Старик Айни ничуть не преувеличил в своем эмоциональном порыве значение сталинской реплики. После слов, произнесенных вождем, «литературоведения» действительно «умерла».

Вы, грузины, как и мы, башкиры…

Фейерверк всевозможных празднеств и юбилеев был как бы постоянным фоном нашей прежней, советской жизни. Особое место в этой череде знаменательных дней, недель и декад были праздники разных национальных культур. (Это была плата за сохранение рухнувшей в 1918-м году империи, существование которой большевикам удалось продлить на целых семьдесят лет.)

Декада таджикской культуры сменялась декадой киргизской, киргизская — узбекской, та — якутской, карельской или еще какой-нибудь. И так — по кругу. А когда круг замыкался, все начиналось сызнова.

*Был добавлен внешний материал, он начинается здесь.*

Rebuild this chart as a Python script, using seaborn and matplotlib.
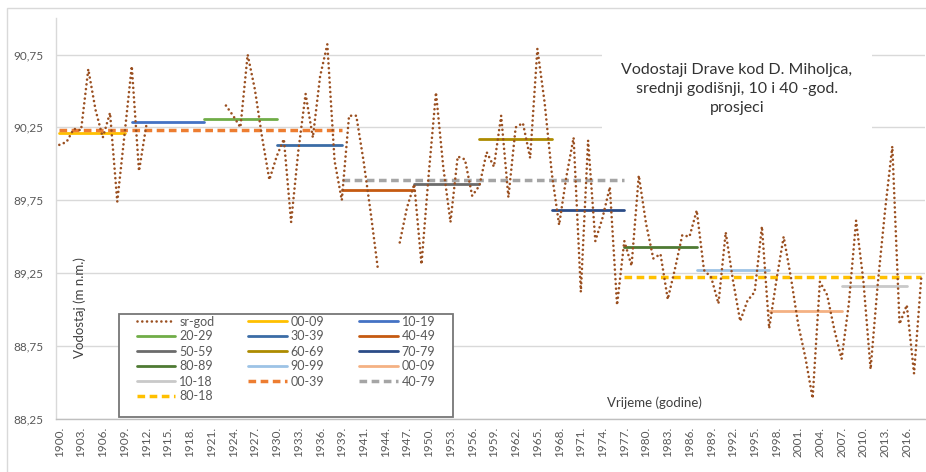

Ритуал таких праздников был более или менее одинаков. Одни и те же речи, тосты. Одни и те же слова благодарности советской власти и, разумеется, старшему брату — русскому народу, который вывел всех меньших братьев из тьмы к свету.

И вот однажды — дело было в Тбилиси, на очередном празднике грузинской культуры, — один из ораторов, представлявших какой-то из малых народов многонациональной нашей империи, безмятежно произнес фразу, которую он, видать, уже неоднократно произносил на разных таких же торжествах, всякий раз ловко приспосабливая ее к конкретным обстоятельствам места и времени.

— У вас, грузин, как и у нас, башкир, — сказал он, — до Великой Октябрьской социалистической революции не было своей письменности…

Не знаю, как удалось темпераментным грузинам примирить естественную реакцию на это чудовищное оскорбление с не менее древними, чем грузинская письменность, законами кавказского гостеприимства.

Оптимист

В Тбилиси на каком-то важном собрании писателей доклад о поэзии делал Иосиф Н. — поэт весьма скромного дарования, не шибко преуспевший ни в трудах, ни в личной жизни, и к тому же довольно-таки — мягко говоря — непривлекательной наружности.

Доклад его, как полагалось, сплошь состоял из призывов к торжеству жизнеутверждающей, бодрой поэзии.

— Мы оптимисты!.. Советская поэзия должна быть пронизана духом оптимизма!.. — патетически восклицал он.